Это поэма человеческой жизни, где подвиги совершают потому, что тоскуют от безделья.
Герой молится Богу, спрашивает его о будущем успехе - но Бог молчит, и тогда герой идет вперед по своей воле. Он боится врага - но "тогда лишь от страха мы избавиться сможем, / коль врага уничтожим".
А рядом - друг: когда страшится Гильгамеш - его ободряет Энкиду и наоборот. И люди - вовсе не безгласные рабы богов. Когда восхищенная красотой Гильгамеша богиня Иштар добивается его любви, Гильгамеш отказывает. Ненадежность богини ему хорошо известна:
Ты - жаровня, что быстро
гаснет в зимнюю стужу.
Так нужна ли ты мужу?
Ты - худая ограда, не защита
от хлада,
Так кому тебя надо?
Ты - чертоги, чьи своды рухнут
в близкие годы
И завалят все входы.
А когда Иштар в отместку насылает гигантского быка, разоряющего окрестности Урука, друзья его убивают и угрожают намотать на богиню его кишки. Боги пугаются ими самими устроенного потопа:
К небу Ану примчались, как собаки прижались,
Растянулись от страха.
Кстати, "Гильгамеш" - первая письменная версия легенды о потопе. А рядом - длинные восточные проклятья. И бред Энкиду, которому видится посланец смерти:
Превратил в облик птичий
он мой лик человечий
И надел мне на плечи
Крылья птицы безгласной,
и повел меня властно
Он в жилище Иркаллы.
Переложение Липкина - настоящий постмодернистский ремейк. Потому что в 1961 году был опубликован (в серии "Литературные памятники", с огромным построчным комментарием) перевод И.М. Дьяконова. Он почти дословный, выполнен тем же четырехстопным тоническим стихом с женскими окончаниями строк, которым написан "Гильгамеш" (Дьяконов даже приводит фрагменты по-аккадски в русской транслитерации, так что и звучание можно почувствовать), при весьма большом ритмическом разнообразии, образуемом количеством неударных слогов и отклонениями от четырехстопности. Дьяконов старался соблюдать даже положение цезуры. Липкин взял перевод Дьяконова как основу, зарифмовав его и подогнав под единый ритм (найденный у Дьяконова же: "он умыл свое тело, все оружье блестело").

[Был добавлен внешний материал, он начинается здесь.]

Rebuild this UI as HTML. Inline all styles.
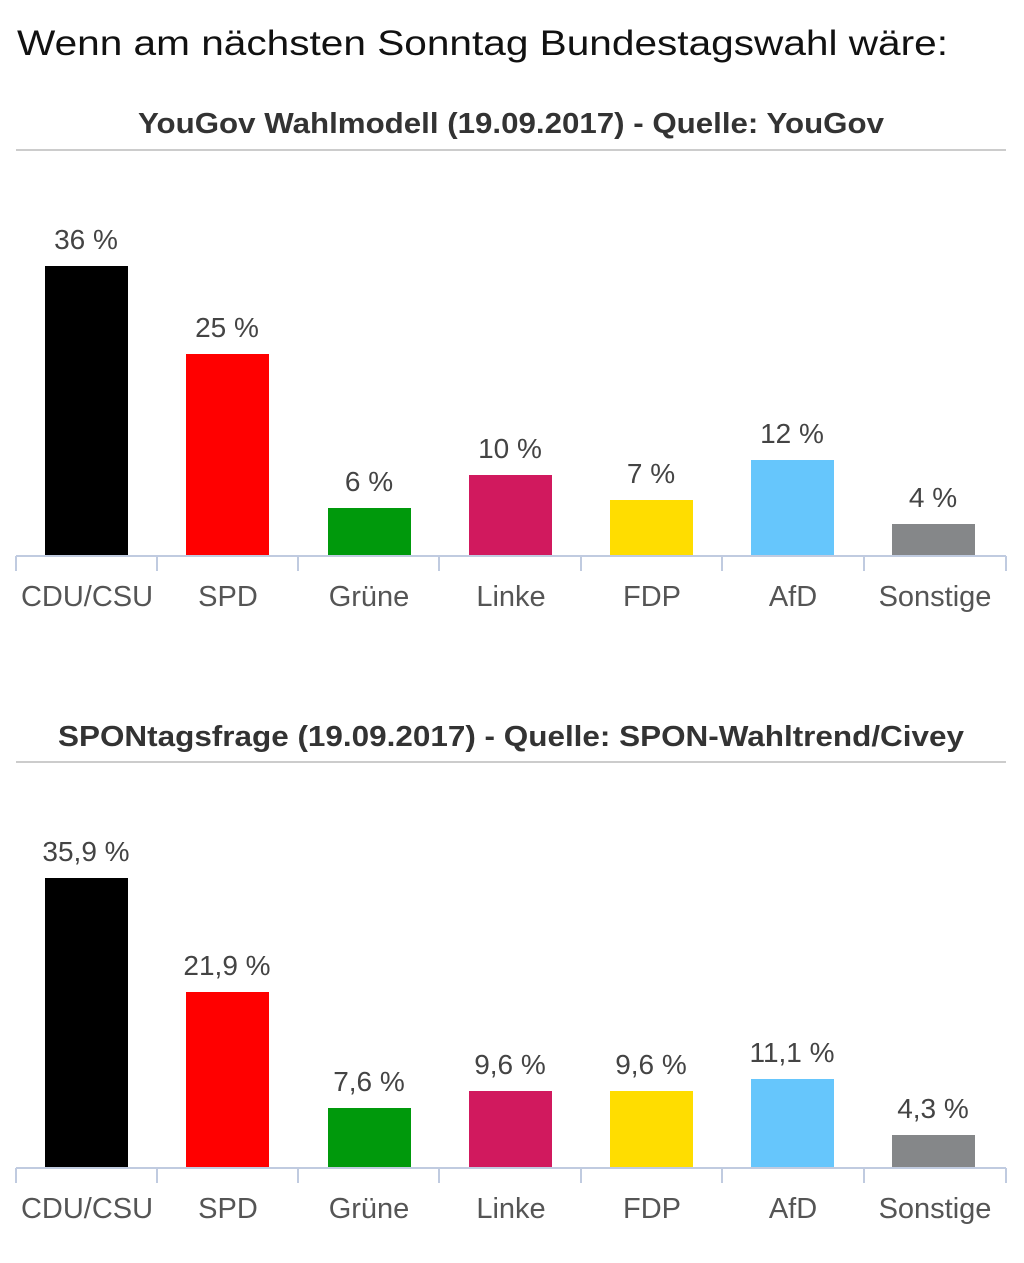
<!DOCTYPE html>
<html><head><meta charset="utf-8"><style>
html,body{margin:0;padding:0;background:#fff;}
svg{display:block;}
text{font-family:"Liberation Sans","DejaVu Sans",sans-serif;}
</style></head><body>
<svg width="1024" height="1263" viewBox="0 0 1024 1263" xmlns="http://www.w3.org/2000/svg">
<text x="17" y="55" font-size="35" fill="#111" textLength="931" lengthAdjust="spacingAndGlyphs">Wenn am nächsten Sonntag Bundestagswahl wäre:</text>

<g id="c1">
<text x="511" y="133" font-size="29" font-weight="bold" fill="#333" text-anchor="middle" textLength="746" lengthAdjust="spacingAndGlyphs">YouGov Wahlmodell (19.09.2017) - Quelle: YouGov</text>
<line x1="16" y1="150" x2="1006" y2="150" stroke="#ccc" stroke-width="2"/>
<rect x="45" y="266" width="83" height="290" fill="#000"/>
<rect x="186" y="354" width="83" height="202" fill="#ff0000"/>
<rect x="328" y="508" width="83" height="48" fill="#00990c"/>
<rect x="469" y="475" width="83" height="81" fill="#d1195e"/>
<rect x="610" y="500" width="83" height="56" fill="#ffdd00"/>
<rect x="751" y="460" width="83" height="96" fill="#66c6fc"/>
<rect x="892" y="524" width="83" height="32" fill="#858789"/>
<g font-size="28" fill="#444" text-anchor="middle">
<text x="86" y="249">36 %</text><text x="227" y="337">25 %</text><text x="369" y="491">6 %</text>
<text x="510" y="458">10 %</text><text x="651" y="483">7 %</text><text x="792" y="443">12 %</text><text x="933" y="507">4 %</text>
</g>
<line x1="16" y1="556" x2="1006" y2="556" stroke="#c0cbe0" stroke-width="2"/>
<g stroke="#c0cbe0" stroke-width="2">
<line x1="16" y1="556" x2="16" y2="571"/><line x1="157" y1="556" x2="157" y2="571"/><line x1="298" y1="556" x2="298" y2="571"/>
<line x1="439" y1="556" x2="439" y2="571"/><line x1="581" y1="556" x2="581" y2="571"/><line x1="722" y1="556" x2="722" y2="571"/>
<line x1="864" y1="556" x2="864" y2="571"/><line x1="1006" y1="556" x2="1006" y2="571"/></g>
<g font-size="29" fill="#555" text-anchor="middle">
<text x="87" y="606">CDU/CSU</text><text x="228" y="606">SPD</text><text x="369" y="606">Grüne</text><text x="511" y="606">Linke</text>
<text x="652" y="606">FDP</text><text x="793" y="606">AfD</text><text x="935" y="606">Sonstige</text>
</g>
</g>

<g>
<text x="511" y="746" font-size="29" font-weight="bold" fill="#333" text-anchor="middle" textLength="906" lengthAdjust="spacingAndGlyphs">SPONtagsfrage (19.09.2017) - Quelle: SPON-Wahltrend/Civey</text>
<line x1="16" y1="762" x2="1006" y2="762" stroke="#ccc" stroke-width="2"/>
<rect x="45" y="878" width="83" height="290" fill="#000"/>
<rect x="186" y="992" width="83" height="176" fill="#ff0000"/>
<rect x="328" y="1108" width="83" height="60" fill="#00990c"/>
<rect x="469" y="1091" width="83" height="77" fill="#d1195e"/>
<rect x="610" y="1091" width="83" height="77" fill="#ffdd00"/>
<rect x="751" y="1079" width="83" height="89" fill="#66c6fc"/>
<rect x="892" y="1135" width="83" height="33" fill="#858789"/>
<g font-size="28" fill="#444" text-anchor="middle">
<text x="86" y="861">35,9 %</text><text x="227" y="975">21,9 %</text><text x="369" y="1091">7,6 %</text>
<text x="510" y="1074">9,6 %</text><text x="651" y="1074">9,6 %</text><text x="792" y="1062">11,1 %</text><text x="933" y="1118">4,3 %</text>
</g>
<line x1="16" y1="1168" x2="1006" y2="1168" stroke="#c0cbe0" stroke-width="2"/>
<g stroke="#c0cbe0" stroke-width="2">
<line x1="16" y1="1168" x2="16" y2="1183"/><line x1="157" y1="1168" x2="157" y2="1183"/><line x1="298" y1="1168" x2="298" y2="1183"/>
<line x1="439" y1="1168" x2="439" y2="1183"/><line x1="581" y1="1168" x2="581" y2="1183"/><line x1="722" y1="1168" x2="722" y2="1183"/>
<line x1="864" y1="1168" x2="864" y2="1183"/><line x1="1006" y1="1168" x2="1006" y2="1183"/></g>
<g font-size="29" fill="#555" text-anchor="middle">
<text x="87" y="1218">CDU/CSU</text><text x="228" y="1218">SPD</text><text x="369" y="1218">Grüne</text><text x="511" y="1218">Linke</text>
<text x="652" y="1218">FDP</text><text x="793" y="1218">AfD</text><text x="935" y="1218">Sonstige</text>
</g>
</g>
</svg>
</body></html>
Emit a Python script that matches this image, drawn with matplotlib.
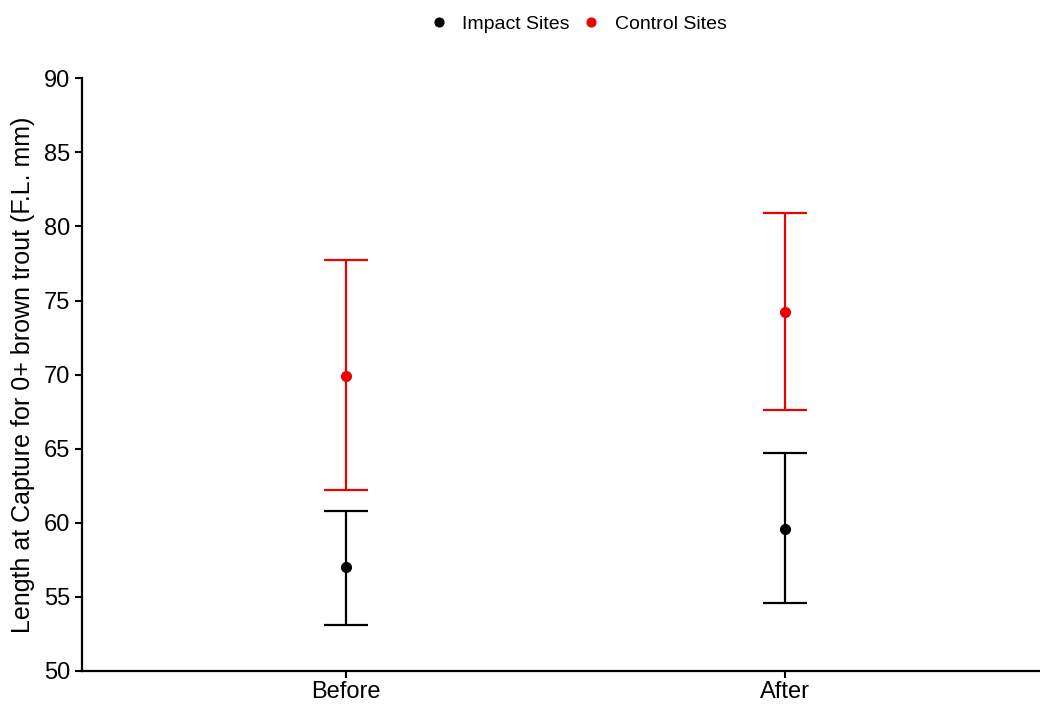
import matplotlib.pyplot as plt
import numpy as np

plt.rcParams['font.family'] = ['Liberation Sans', 'DejaVu Sans']

periods = ["Before", "After"]
impact_mean = [57.0, 59.6]
impact_low = [53.1, 54.6]
impact_high = [60.8, 64.7]
control_mean = [69.9, 74.2]
control_low = [62.2, 67.6]
control_high = [77.7, 80.9]

fig = plt.figure(figsize=(10.4, 7.04), dpi=100)
ax = fig.add_axes([0.0788, 0.0469, 0.9212, 0.842])

x = np.arange(1, len(periods) + 1)

def draw(mean, low, high, col, lab):
    mean = np.array(mean)
    err = [mean - np.array(low), np.array(high) - mean]
    ax.errorbar(x, mean, yerr=err, fmt='o', color=col, ms=7, elinewidth=1.6,
                capsize=16, capthick=1.6, label=lab, clip_on=False)

draw(impact_mean, impact_low, impact_high, 'black', 'Impact Sites')
draw(control_mean, control_low, control_high, '#ee0000', 'Control Sites')

ax.set_xlim(0.4, 2.58)
ax.set_ylim(50, 90)
ax.set_yticks(np.arange(50, 91, 5))
ax.set_xticks(x)
ax.set_xticklabels(periods)
ax.tick_params(labelsize=17, width=1.5, length=5, color='black')
ax.tick_params(axis='x', labelsize=17, pad=2)
ax.set_ylabel("Length at Capture for 0+ brown trout (F.L. mm)", fontsize=18, labelpad=6)

for s in ['top', 'right']:
    ax.spines[s].set_visible(False)
for s in ['left', 'bottom']:
    ax.spines[s].set_linewidth(1.6)

h, l = ax.get_legend_handles_labels()
h = [hh[0] for hh in h]
fig.legend(h, l, loc='upper center', bbox_to_anchor=(0.551, 1.003), ncol=2, frameon=False,
           fontsize=14, handletextpad=0.2, columnspacing=0.1, markerscale=0.9)

fig.savefig('out.png', dpi=100)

И тут возникает впечатление, что переложение Липкина более легковесно и монотонно, чем плавное, мощное и ритмически прихотливое течение перевода Дьяконова. Липкин многословнее, очень многое разъясняет и распространяет.
Так, вышеприведенному отрывку о ненадежности Иштар у Дьяконова соответствует всего три строки вместо шести (и 18 слов вместо 36):
Ты - жаровня, что гаснет
в холод,
Черная дверь, что не держит
ветра и бури,
Дворец, раздавивший главу
героя...
Особенно заметно несоответствие в сценах трагедии и скорби. Гильгамеш узнает об участи Энкиду:
Брат, ужасна расплата!
Вместо милого брата
Почему я оправдан?
Неужель виновата? неужель
душу брата
Сторожить мне придется?
(Липкин)
Неужели сидеть мне с духом,
у двери духа?
Никогда не увидеть своими
очами любимого брата?
(Дьяконов)
Разумеется, переложение Липкина легче воспринимается. Оно предпочтительнее для школьного учителя, желающего заинтересовать учеников, которые едва ли будут раскапывать в библиотеке перевод Дьяконова. Но, возможно, это и проявление общей тенденции к гладкости и облегченности - под предлогом то традиционализма, то читабельности, то еще чего-нибудь. А это значит, что мы не приближаемся к европейской концепции точного перевода.
Скорее - наоборот.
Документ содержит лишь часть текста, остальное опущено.